Start
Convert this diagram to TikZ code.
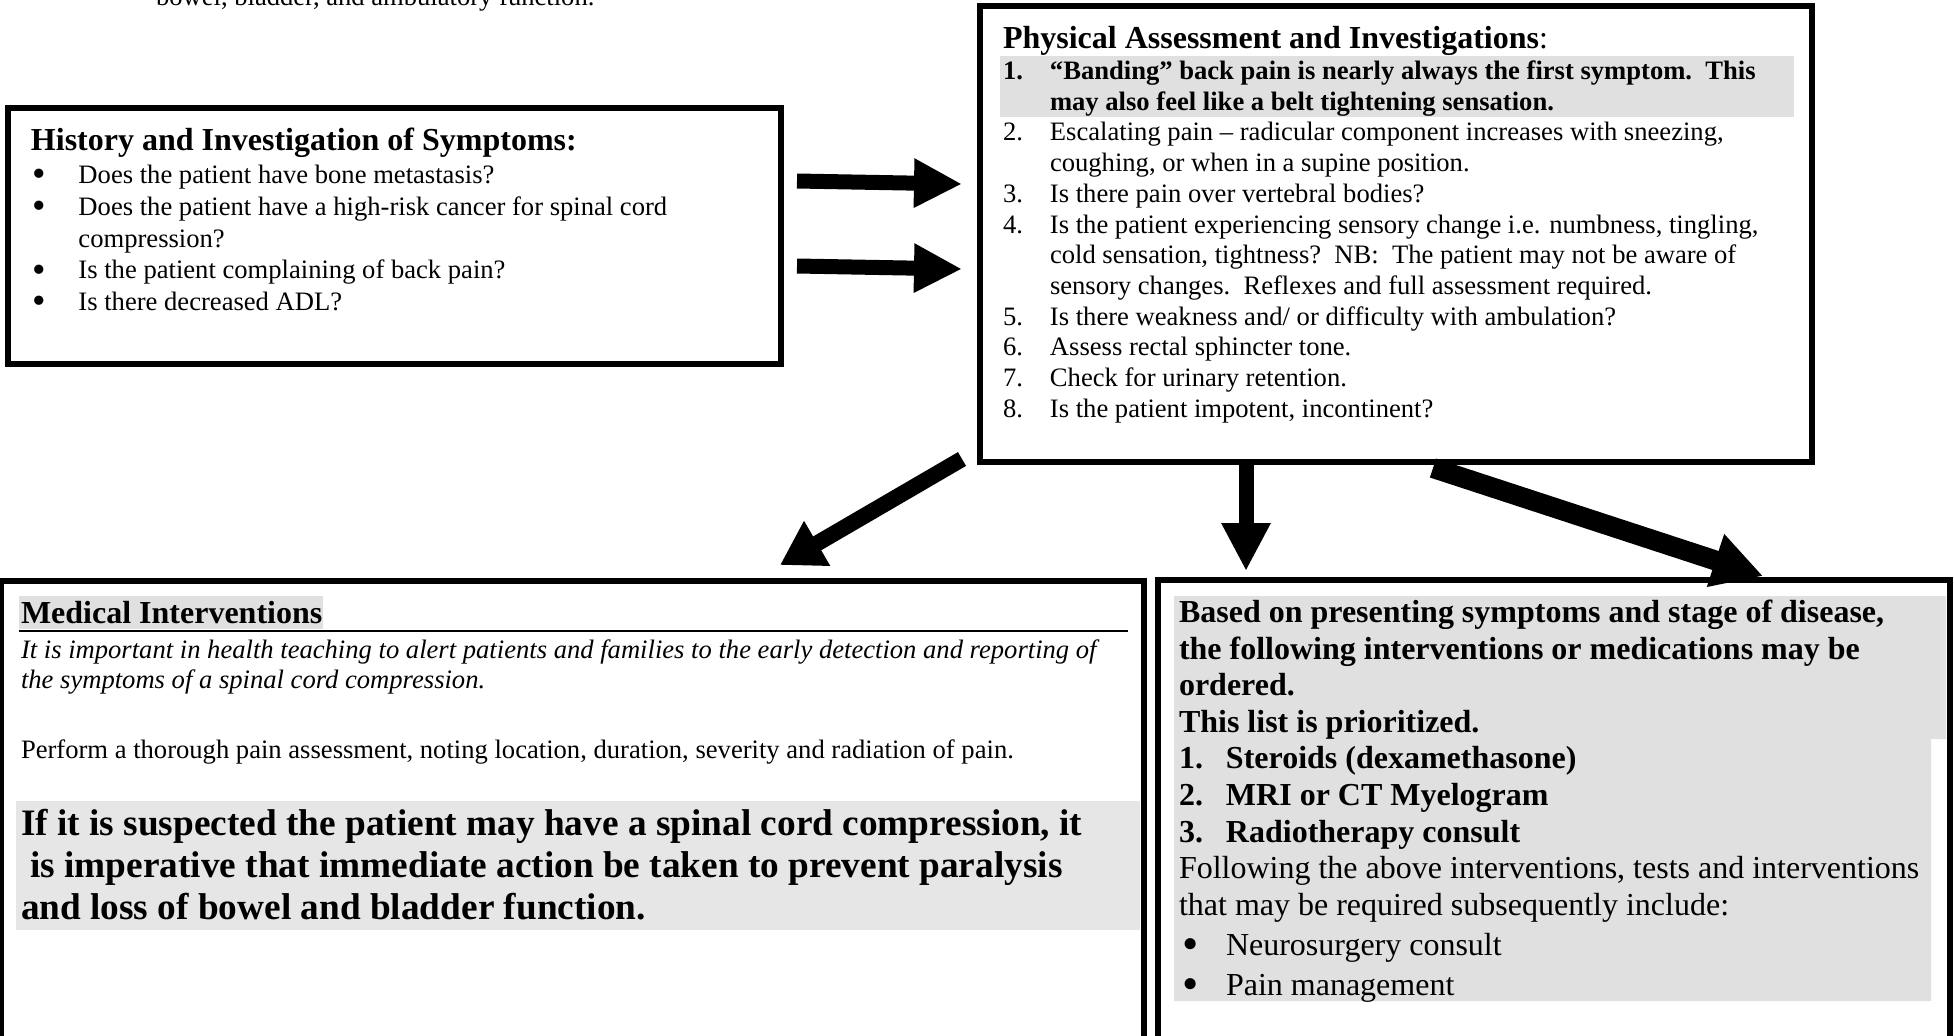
\documentclass[tikz,border=0pt]{standalone}
\usepackage{fontspec}
\setmainfont{Liberation Serif}
\usetikzlibrary{arrows.meta,fit}
\definecolor{hlgray}{RGB}{224,224,224}
\definecolor{hlgraylight}{RGB}{230,230,230}
% list markers with a fixed hanging indent
\newcommand{\bigdot}{\raisebox{-0.12em}{\scalebox{1.45}{•}}}
\newcommand{\numitem}[1]{\makebox[23.5pt][l]{#1}}
\newcommand{\hangpad}{\hspace*{23.5pt}}
\newcommand{\bulitem}{\makebox[23.75pt][l]{\hspace{1pt}\bigdot}}
\newcommand{\bulpadA}{\hspace*{23.75pt}}
\newcommand{\bulitemB}{\makebox[23.5pt][l]{\hspace{1.5pt}\bigdot}}
\tikzset{
  panel/.style={draw, line width=3.25pt, inner sep=0pt, outer sep=0pt},
  txt/.style={anchor=base west, inner sep=0pt, outer sep=0pt},
  blockarrow/.style={line width=7.5pt, -{Triangle[length=24pt,width=23pt]}},
  widearrow/.style={line width=10pt, -{Triangle[length=25pt,width=26pt]}},
}
\begin{document}
\begin{tikzpicture}[x=0.5pt,y=-0.5pt]
\useasboundingbox (0,0) rectangle (1954,1035);
\clip (0,0) rectangle (1954,1035);

% tail of a sentence from the text above
\node[txt, font=\fontsize{13.3}{15.9}\selectfont] (tail) at (156,5) {bowel, bladder, and ambulatory function.};

% ---------------- boxes ----------------
\node[panel, fit={(8,108) (781,364)}] (hist) {};
\node[panel, fit={(980,6) (1812,462)}] (phys) {};
\node[panel, fit={(1,581) (1144,1070)}] (med) {};
\node[panel, fit={(1158,580) (1950,1070)}] (orders) {};

% ---------------- history ----------------
\node[txt, font=\fontsize{16}{19}\selectfont\bfseries] (histtitle) at (31,150)
  {History and Investigation of Symptoms:};
\node[txt, font=\fontsize{13.3}{15.9}\selectfont] (histlist) at (31,183.5) {%
  \begin{tabular}[t]{@{}l@{}}
  \bulitem Does the patient have bone metastasis?\\
  \bulitem Does the patient have a high-risk cancer for spinal cord\\
  \bulpadA compression?\\
  \bulitem Is the patient complaining of back pain?\\
  \bulitem Is there decreased ADL?
  \end{tabular}};

% ---------------- physical assessment ----------------
\fill[hlgray] (1000,56) rectangle (1794,117);
\node[txt, font=\fontsize{16}{19}\selectfont] (phystitle) at (1003,48.5)
  {\textbf{Physical Assessment and Investigations}:};
\node[txt, font=\fontsize{13.3}{15.35}\selectfont] (physlist) at (1003,79.5) {%
  \begin{tabular}[t]{@{}l@{}}
  \textbf{\numitem{1.}“Banding” back pain is nearly always the first symptom.\ \ This}\\
  \textbf{\hangpad may also feel like a belt tightening sensation.}\\
  \numitem{2.}Escalating pain – radicular component increases with sneezing,\\
  \hangpad coughing, or when in a supine position.\\
  \numitem{3.}Is there pain over vertebral bodies?\\
  \numitem{4.}Is the patient experiencing sensory change i.e. numbness, tingling,\\
  \hangpad cold sensation, tightness?\ \ NB:\ \ The patient may not be aware of\\
  \hangpad sensory changes.\ \ Reflexes and full assessment required.\\
  \numitem{5.}Is there weakness and/ or difficulty with ambulation?\\
  \numitem{6.}Assess rectal sphincter tone.\\
  \numitem{7.}Check for urinary retention.\\
  \numitem{8.}Is the patient impotent, incontinent?
  \end{tabular}};

% ---------------- medical interventions ----------------
\fill[hlgray] (19,596) rectangle (323,629);
\node[txt, font=\fontsize{16}{19}\selectfont\bfseries] (medtitle) at (21,623.5) {Medical Interventions};
\coordinate (rulel) at (19,631);
\coordinate (ruler) at (1128,631);
\draw[line width=1.25pt] (rulel) -- (ruler);
\node[txt, font=\fontsize{13.3}{15}\selectfont\itshape] (medteach) at (21,658) {%
  \begin{tabular}[t]{@{}l@{}}
  It is important in health teaching to alert patients and families to the early detection and reporting of\\
  the symptoms of a spinal cord compression.
  \end{tabular}};
\node[txt, font=\fontsize{13.3}{15.9}\selectfont] (medpain) at (21,758)
  {Perform a thorough pain assessment, noting location, duration, severity and radiation of pain.};
\fill[hlgraylight] (16,801) rectangle (1140,930);
\node[txt, font=\fontsize{18.65}{21.2}\selectfont\bfseries] (medurgent) at (21,835) {%
  \begin{tabular}[t]{@{}l@{}}
  If it is suspected the patient may have a spinal cord compression, it\\
  \ is imperative that immediate action be taken to prevent paralysis\\
  and loss of bowel and bladder function.
  \end{tabular}};

% ---------------- ordered interventions ----------------
\fill[hlgray] (1174,596) -- (1946,596) -- (1946,739) -- (1931,739) -- (1931,1001) -- (1174,1001) -- cycle;
\node[txt, font=\fontsize{16}{18.3}\selectfont] (orderlist) at (1179,622.5) {%
  \begin{tabular}[t]{@{}l@{}}
  \textbf{Based on presenting symptoms and stage of disease,}\\
  \textbf{the following interventions or medications may be}\\
  \textbf{ordered.}\\
  \textbf{This list is prioritized.}\\
  \textbf{\numitem{1.}Steroids (dexamethasone)}\\
  \textbf{\numitem{2.}MRI or CT Myelogram}\\
  \textbf{\numitem{3.}Radiotherapy consult}\\
  Following the above interventions, tests and interventions\\
  that may be required subsequently include:\\[1.7pt]
  \bulitemB Neurosurgery consult\\[1.7pt]
  \bulitemB Pain management
  \end{tabular}};

% ---------------- arrows ----------------
\coordinate (h2pA) at (797,181);
\coordinate (h2pAe) at (962,184);
\coordinate (h2pB) at (797,266);
\coordinate (h2pBe) at (962,269);
\coordinate (p2m) at (962,459);
\coordinate (p2me) at (780,565);
\coordinate (p2c) at (1246,463);
\coordinate (p2ce) at (1246,571);
\coordinate (p2o) at (1433,468);
\coordinate (p2oe) at (1763,576);

\draw[blockarrow] (h2pA) -- (h2pAe);
\draw[blockarrow] (h2pB) -- (h2pBe);
\draw[line width=8pt, -{Triangle[length=21.5pt,width=24.5pt]}] (p2m) -- (p2me);
\draw[blockarrow] (p2c) -- (p2ce);
\draw[widearrow] (p2o) -- (p2oe);
\end{tikzpicture}
\end{document}
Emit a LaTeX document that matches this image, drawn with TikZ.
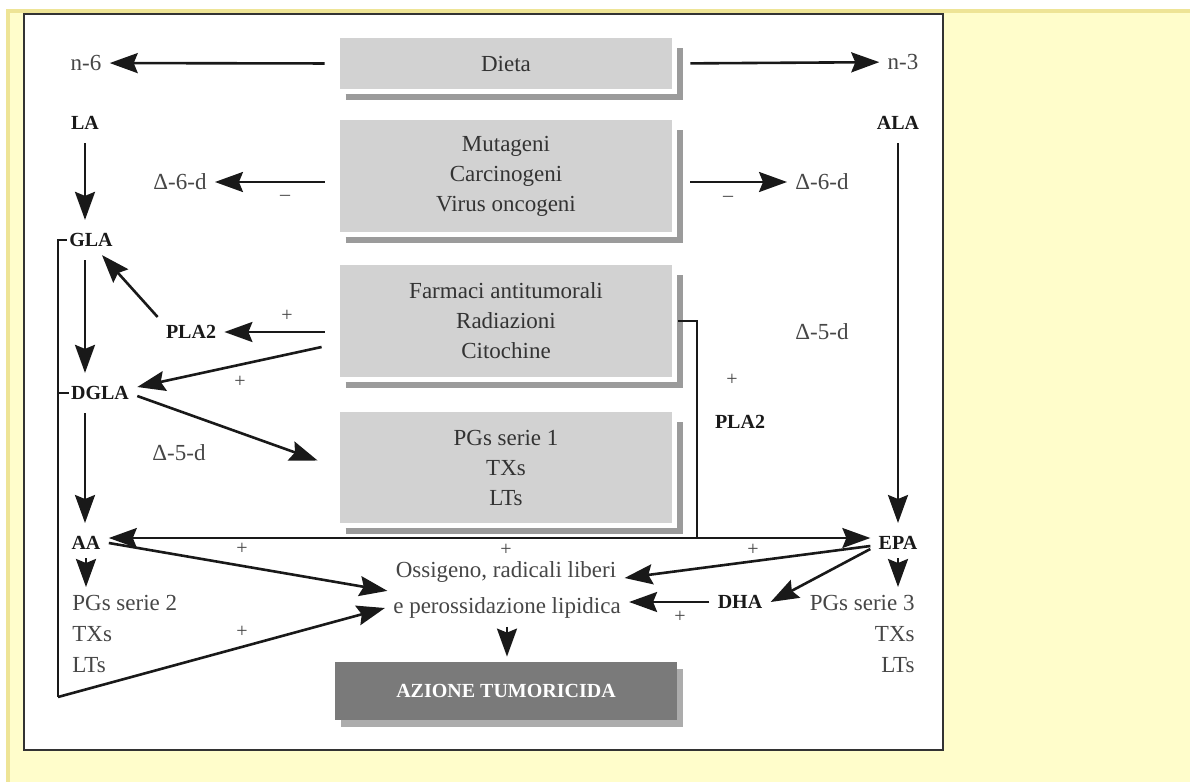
End
- Job -
Quote each entry above verbatim and drop the pictures.

- Correct answer -
Convert this diagram to TikZ code.
\documentclass[tikz,border=0pt]{standalone}
\usepackage{fontspec}
\setmainfont{Liberation Serif}
\usetikzlibrary{arrows.meta,fit}
\definecolor{hlgray}{RGB}{224,224,224}
\definecolor{hlgraylight}{RGB}{230,230,230}
% list markers with a fixed hanging indent
\newcommand{\bigdot}{\raisebox{-0.12em}{\scalebox{1.45}{•}}}
\newcommand{\numitem}[1]{\makebox[23.5pt][l]{#1}}
\newcommand{\hangpad}{\hspace*{23.5pt}}
\newcommand{\bulitem}{\makebox[23.75pt][l]{\hspace{1pt}\bigdot}}
\newcommand{\bulpadA}{\hspace*{23.75pt}}
\newcommand{\bulitemB}{\makebox[23.5pt][l]{\hspace{1.5pt}\bigdot}}
\tikzset{
  panel/.style={draw, line width=3.25pt, inner sep=0pt, outer sep=0pt},
  txt/.style={anchor=base west, inner sep=0pt, outer sep=0pt},
  blockarrow/.style={line width=7.5pt, -{Triangle[length=24pt,width=23pt]}},
  widearrow/.style={line width=10pt, -{Triangle[length=25pt,width=26pt]}},
}
\begin{document}
\begin{tikzpicture}[x=0.5pt,y=-0.5pt]
\useasboundingbox (0,0) rectangle (1954,1035);
\clip (0,0) rectangle (1954,1035);

% tail of a sentence from the text above
\node[txt, font=\fontsize{13.3}{15.9}\selectfont] (tail) at (156,5) {bowel, bladder, and ambulatory function.};

% ---------------- boxes ----------------
\node[panel, fit={(8,108) (781,364)}] (hist) {};
\node[panel, fit={(980,6) (1812,462)}] (phys) {};
\node[panel, fit={(1,581) (1144,1070)}] (med) {};
\node[panel, fit={(1158,580) (1950,1070)}] (orders) {};

% ---------------- history ----------------
\node[txt, font=\fontsize{16}{19}\selectfont\bfseries] (histtitle) at (31,150)
  {History and Investigation of Symptoms:};
\node[txt, font=\fontsize{13.3}{15.9}\selectfont] (histlist) at (31,183.5) {%
  \begin{tabular}[t]{@{}l@{}}
  \bulitem Does the patient have bone metastasis?\\
  \bulitem Does the patient have a high-risk cancer for spinal cord\\
  \bulpadA compression?\\
  \bulitem Is the patient complaining of back pain?\\
  \bulitem Is there decreased ADL?
  \end{tabular}};

% ---------------- physical assessment ----------------
\fill[hlgray] (1000,56) rectangle (1794,117);
\node[txt, font=\fontsize{16}{19}\selectfont] (phystitle) at (1003,48.5)
  {\textbf{Physical Assessment and Investigations}:};
\node[txt, font=\fontsize{13.3}{15.35}\selectfont] (physlist) at (1003,79.5) {%
  \begin{tabular}[t]{@{}l@{}}
  \textbf{\numitem{1.}“Banding” back pain is nearly always the first symptom.\ \ This}\\
  \textbf{\hangpad may also feel like a belt tightening sensation.}\\
  \numitem{2.}Escalating pain – radicular component increases with sneezing,\\
  \hangpad coughing, or when in a supine position.\\
  \numitem{3.}Is there pain over vertebral bodies?\\
  \numitem{4.}Is the patient experiencing sensory change i.e. numbness, tingling,\\
  \hangpad cold sensation, tightness?\ \ NB:\ \ The patient may not be aware of\\
  \hangpad sensory changes.\ \ Reflexes and full assessment required.\\
  \numitem{5.}Is there weakness and/ or difficulty with ambulation?\\
  \numitem{6.}Assess rectal sphincter tone.\\
  \numitem{7.}Check for urinary retention.\\
  \numitem{8.}Is the patient impotent, incontinent?
  \end{tabular}};

% ---------------- medical interventions ----------------
\fill[hlgray] (19,596) rectangle (323,629);
\node[txt, font=\fontsize{16}{19}\selectfont\bfseries] (medtitle) at (21,623.5) {Medical Interventions};
\coordinate (rulel) at (19,631);
\coordinate (ruler) at (1128,631);
\draw[line width=1.25pt] (rulel) -- (ruler);
\node[txt, font=\fontsize{13.3}{15}\selectfont\itshape] (medteach) at (21,658) {%
  \begin{tabular}[t]{@{}l@{}}
  It is important in health teaching to alert patients and families to the early detection and reporting of\\
  the symptoms of a spinal cord compression.
  \end{tabular}};
\node[txt, font=\fontsize{13.3}{15.9}\selectfont] (medpain) at (21,758)
  {Perform a thorough pain assessment, noting location, duration, severity and radiation of pain.};
\fill[hlgraylight] (16,801) rectangle (1140,930);
\node[txt, font=\fontsize{18.65}{21.2}\selectfont\bfseries] (medurgent) at (21,835) {%
  \begin{tabular}[t]{@{}l@{}}
  If it is suspected the patient may have a spinal cord compression, it\\
  \ is imperative that immediate action be taken to prevent paralysis\\
  and loss of bowel and bladder function.
  \end{tabular}};

% ---------------- ordered interventions ----------------
\fill[hlgray] (1174,596) -- (1946,596) -- (1946,739) -- (1931,739) -- (1931,1001) -- (1174,1001) -- cycle;
\node[txt, font=\fontsize{16}{18.3}\selectfont] (orderlist) at (1179,622.5) {%
  \begin{tabular}[t]{@{}l@{}}
  \textbf{Based on presenting symptoms and stage of disease,}\\
  \textbf{the following interventions or medications may be}\\
  \textbf{ordered.}\\
  \textbf{This list is prioritized.}\\
  \textbf{\numitem{1.}Steroids (dexamethasone)}\\
  \textbf{\numitem{2.}MRI or CT Myelogram}\\
  \textbf{\numitem{3.}Radiotherapy consult}\\
  Following the above interventions, tests and interventions\\
  that may be required subsequently include:\\[1.7pt]
  \bulitemB Neurosurgery consult\\[1.7pt]
  \bulitemB Pain management
  \end{tabular}};

% ---------------- arrows ----------------
\coordinate (h2pA) at (797,181);
\coordinate (h2pAe) at (962,184);
\coordinate (h2pB) at (797,266);
\coordinate (h2pBe) at (962,269);
\coordinate (p2m) at (962,459);
\coordinate (p2me) at (780,565);
\coordinate (p2c) at (1246,463);
\coordinate (p2ce) at (1246,571);
\coordinate (p2o) at (1433,468);
\coordinate (p2oe) at (1763,576);

\draw[blockarrow] (h2pA) -- (h2pAe);
\draw[blockarrow] (h2pB) -- (h2pBe);
\draw[line width=8pt, -{Triangle[length=21.5pt,width=24.5pt]}] (p2m) -- (p2me);
\draw[blockarrow] (p2c) -- (p2ce);
\draw[widearrow] (p2o) -- (p2oe);
\end{tikzpicture}
\end{document}
Emit a LaTeX document that matches this image, drawn with TikZ.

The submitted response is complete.